Exercise aim: Copy everything in the data below exactly except the pictures.

BEGIN Recorded data

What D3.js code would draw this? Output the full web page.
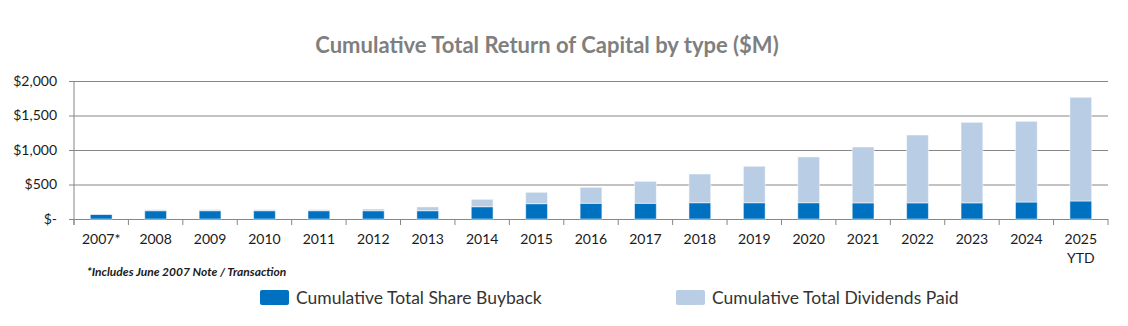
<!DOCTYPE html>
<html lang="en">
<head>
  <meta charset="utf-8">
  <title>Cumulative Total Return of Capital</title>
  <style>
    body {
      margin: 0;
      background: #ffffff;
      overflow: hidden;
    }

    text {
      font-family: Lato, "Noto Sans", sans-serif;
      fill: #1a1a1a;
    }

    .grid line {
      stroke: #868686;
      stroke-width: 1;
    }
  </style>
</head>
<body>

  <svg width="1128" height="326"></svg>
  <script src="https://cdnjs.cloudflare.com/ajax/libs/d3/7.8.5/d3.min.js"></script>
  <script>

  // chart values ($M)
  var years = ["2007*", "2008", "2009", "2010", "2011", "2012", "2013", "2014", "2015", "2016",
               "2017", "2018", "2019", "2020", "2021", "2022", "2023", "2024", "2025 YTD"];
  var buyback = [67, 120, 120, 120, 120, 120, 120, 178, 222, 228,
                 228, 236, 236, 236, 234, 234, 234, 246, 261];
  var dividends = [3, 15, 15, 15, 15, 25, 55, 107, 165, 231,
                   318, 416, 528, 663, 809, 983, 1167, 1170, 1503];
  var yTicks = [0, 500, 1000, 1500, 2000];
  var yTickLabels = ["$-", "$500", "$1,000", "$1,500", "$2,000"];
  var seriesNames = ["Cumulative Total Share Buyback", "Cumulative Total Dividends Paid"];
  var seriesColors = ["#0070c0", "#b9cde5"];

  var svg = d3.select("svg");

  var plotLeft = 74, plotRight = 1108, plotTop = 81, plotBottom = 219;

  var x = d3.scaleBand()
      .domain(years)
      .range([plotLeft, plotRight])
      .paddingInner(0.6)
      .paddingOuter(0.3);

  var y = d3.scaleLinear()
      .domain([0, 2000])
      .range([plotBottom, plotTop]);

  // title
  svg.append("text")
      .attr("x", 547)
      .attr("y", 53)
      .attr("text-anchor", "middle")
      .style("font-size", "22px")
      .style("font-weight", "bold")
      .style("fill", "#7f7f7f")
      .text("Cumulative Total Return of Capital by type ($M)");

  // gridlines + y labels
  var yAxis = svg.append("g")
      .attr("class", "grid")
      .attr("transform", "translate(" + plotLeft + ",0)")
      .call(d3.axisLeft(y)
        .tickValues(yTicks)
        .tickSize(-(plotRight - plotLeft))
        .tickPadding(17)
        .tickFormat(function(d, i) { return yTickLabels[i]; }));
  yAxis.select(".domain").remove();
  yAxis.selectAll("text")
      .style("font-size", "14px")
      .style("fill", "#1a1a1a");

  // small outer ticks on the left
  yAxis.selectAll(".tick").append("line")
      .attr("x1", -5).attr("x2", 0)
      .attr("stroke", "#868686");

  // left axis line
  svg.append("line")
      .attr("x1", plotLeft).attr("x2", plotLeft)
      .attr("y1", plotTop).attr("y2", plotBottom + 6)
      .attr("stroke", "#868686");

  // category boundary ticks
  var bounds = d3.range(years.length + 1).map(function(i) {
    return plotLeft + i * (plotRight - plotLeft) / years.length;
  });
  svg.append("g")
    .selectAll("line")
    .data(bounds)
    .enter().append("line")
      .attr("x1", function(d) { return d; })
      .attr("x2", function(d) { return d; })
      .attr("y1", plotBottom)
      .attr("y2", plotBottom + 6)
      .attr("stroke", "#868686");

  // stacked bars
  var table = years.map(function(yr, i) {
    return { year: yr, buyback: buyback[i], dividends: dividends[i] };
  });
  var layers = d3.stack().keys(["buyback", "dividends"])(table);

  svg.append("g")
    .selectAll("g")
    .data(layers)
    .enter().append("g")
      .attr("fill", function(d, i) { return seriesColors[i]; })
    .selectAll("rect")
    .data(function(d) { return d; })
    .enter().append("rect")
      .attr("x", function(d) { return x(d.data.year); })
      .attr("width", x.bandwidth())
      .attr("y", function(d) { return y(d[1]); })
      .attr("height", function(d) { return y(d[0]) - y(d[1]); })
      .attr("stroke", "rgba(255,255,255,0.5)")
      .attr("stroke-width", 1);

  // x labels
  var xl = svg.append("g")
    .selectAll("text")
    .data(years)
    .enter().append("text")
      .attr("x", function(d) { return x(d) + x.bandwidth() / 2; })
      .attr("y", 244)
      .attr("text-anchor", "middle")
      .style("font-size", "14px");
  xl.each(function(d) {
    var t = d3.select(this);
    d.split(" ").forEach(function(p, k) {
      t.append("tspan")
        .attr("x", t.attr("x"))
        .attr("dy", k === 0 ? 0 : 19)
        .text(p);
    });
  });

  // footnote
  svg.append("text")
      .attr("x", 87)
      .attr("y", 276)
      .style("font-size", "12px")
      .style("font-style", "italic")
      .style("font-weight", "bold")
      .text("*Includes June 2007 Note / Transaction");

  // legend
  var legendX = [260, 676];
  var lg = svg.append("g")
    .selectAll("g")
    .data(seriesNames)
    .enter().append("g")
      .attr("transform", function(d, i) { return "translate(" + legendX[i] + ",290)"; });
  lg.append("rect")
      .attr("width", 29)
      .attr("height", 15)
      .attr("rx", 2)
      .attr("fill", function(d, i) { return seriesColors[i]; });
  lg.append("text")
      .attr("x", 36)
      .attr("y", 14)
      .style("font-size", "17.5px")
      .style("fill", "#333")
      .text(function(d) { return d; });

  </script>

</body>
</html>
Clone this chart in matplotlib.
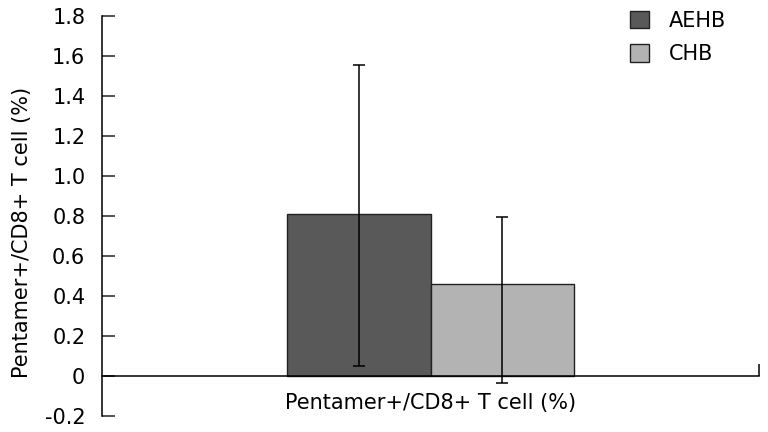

END Recorded data

Output of the exercise:
What D3.js code would draw this? Output the full web page.
<!DOCTYPE html>
<html lang="en">
<head>
  <meta charset="utf-8">
  <title>Cumulative Total Return of Capital</title>
  <style>
    body {
      margin: 0;
      background: #ffffff;
      overflow: hidden;
    }

    text {
      font-family: Lato, "Noto Sans", sans-serif;
      fill: #1a1a1a;
    }

    .grid line {
      stroke: #868686;
      stroke-width: 1;
    }
  </style>
</head>
<body>

  <svg width="1128" height="326"></svg>
  <script src="https://cdnjs.cloudflare.com/ajax/libs/d3/7.8.5/d3.min.js"></script>
  <script>

  // chart values ($M)
  var years = ["2007*", "2008", "2009", "2010", "2011", "2012", "2013", "2014", "2015", "2016",
               "2017", "2018", "2019", "2020", "2021", "2022", "2023", "2024", "2025 YTD"];
  var buyback = [67, 120, 120, 120, 120, 120, 120, 178, 222, 228,
                 228, 236, 236, 236, 234, 234, 234, 246, 261];
  var dividends = [3, 15, 15, 15, 15, 25, 55, 107, 165, 231,
                   318, 416, 528, 663, 809, 983, 1167, 1170, 1503];
  var yTicks = [0, 500, 1000, 1500, 2000];
  var yTickLabels = ["$-", "$500", "$1,000", "$1,500", "$2,000"];
  var seriesNames = ["Cumulative Total Share Buyback", "Cumulative Total Dividends Paid"];
  var seriesColors = ["#0070c0", "#b9cde5"];

  var svg = d3.select("svg");

  var plotLeft = 74, plotRight = 1108, plotTop = 81, plotBottom = 219;

  var x = d3.scaleBand()
      .domain(years)
      .range([plotLeft, plotRight])
      .paddingInner(0.6)
      .paddingOuter(0.3);

  var y = d3.scaleLinear()
      .domain([0, 2000])
      .range([plotBottom, plotTop]);

  // title
  svg.append("text")
      .attr("x", 547)
      .attr("y", 53)
      .attr("text-anchor", "middle")
      .style("font-size", "22px")
      .style("font-weight", "bold")
      .style("fill", "#7f7f7f")
      .text("Cumulative Total Return of Capital by type ($M)");

  // gridlines + y labels
  var yAxis = svg.append("g")
      .attr("class", "grid")
      .attr("transform", "translate(" + plotLeft + ",0)")
      .call(d3.axisLeft(y)
        .tickValues(yTicks)
        .tickSize(-(plotRight - plotLeft))
        .tickPadding(17)
        .tickFormat(function(d, i) { return yTickLabels[i]; }));
  yAxis.select(".domain").remove();
  yAxis.selectAll("text")
      .style("font-size", "14px")
      .style("fill", "#1a1a1a");

  // small outer ticks on the left
  yAxis.selectAll(".tick").append("line")
      .attr("x1", -5).attr("x2", 0)
      .attr("stroke", "#868686");

  // left axis line
  svg.append("line")
      .attr("x1", plotLeft).attr("x2", plotLeft)
      .attr("y1", plotTop).attr("y2", plotBottom + 6)
      .attr("stroke", "#868686");

  // category boundary ticks
  var bounds = d3.range(years.length + 1).map(function(i) {
    return plotLeft + i * (plotRight - plotLeft) / years.length;
  });
  svg.append("g")
    .selectAll("line")
    .data(bounds)
    .enter().append("line")
      .attr("x1", function(d) { return d; })
      .attr("x2", function(d) { return d; })
      .attr("y1", plotBottom)
      .attr("y2", plotBottom + 6)
      .attr("stroke", "#868686");

  // stacked bars
  var table = years.map(function(yr, i) {
    return { year: yr, buyback: buyback[i], dividends: dividends[i] };
  });
  var layers = d3.stack().keys(["buyback", "dividends"])(table);

  svg.append("g")
    .selectAll("g")
    .data(layers)
    .enter().append("g")
      .attr("fill", function(d, i) { return seriesColors[i]; })
    .selectAll("rect")
    .data(function(d) { return d; })
    .enter().append("rect")
      .attr("x", function(d) { return x(d.data.year); })
      .attr("width", x.bandwidth())
      .attr("y", function(d) { return y(d[1]); })
      .attr("height", function(d) { return y(d[0]) - y(d[1]); })
      .attr("stroke", "rgba(255,255,255,0.5)")
      .attr("stroke-width", 1);

  // x labels
  var xl = svg.append("g")
    .selectAll("text")
    .data(years)
    .enter().append("text")
      .attr("x", function(d) { return x(d) + x.bandwidth() / 2; })
      .attr("y", 244)
      .attr("text-anchor", "middle")
      .style("font-size", "14px");
  xl.each(function(d) {
    var t = d3.select(this);
    d.split(" ").forEach(function(p, k) {
      t.append("tspan")
        .attr("x", t.attr("x"))
        .attr("dy", k === 0 ? 0 : 19)
        .text(p);
    });
  });

  // footnote
  svg.append("text")
      .attr("x", 87)
      .attr("y", 276)
      .style("font-size", "12px")
      .style("font-style", "italic")
      .style("font-weight", "bold")
      .text("*Includes June 2007 Note / Transaction");

  // legend
  var legendX = [260, 676];
  var lg = svg.append("g")
    .selectAll("g")
    .data(seriesNames)
    .enter().append("g")
      .attr("transform", function(d, i) { return "translate(" + legendX[i] + ",290)"; });
  lg.append("rect")
      .attr("width", 29)
      .attr("height", 15)
      .attr("rx", 2)
      .attr("fill", function(d, i) { return seriesColors[i]; });
  lg.append("text")
      .attr("x", 36)
      .attr("y", 14)
      .style("font-size", "17.5px")
      .style("fill", "#333")
      .text(function(d) { return d; });

  </script>

</body>
</html>
Clone this chart in matplotlib.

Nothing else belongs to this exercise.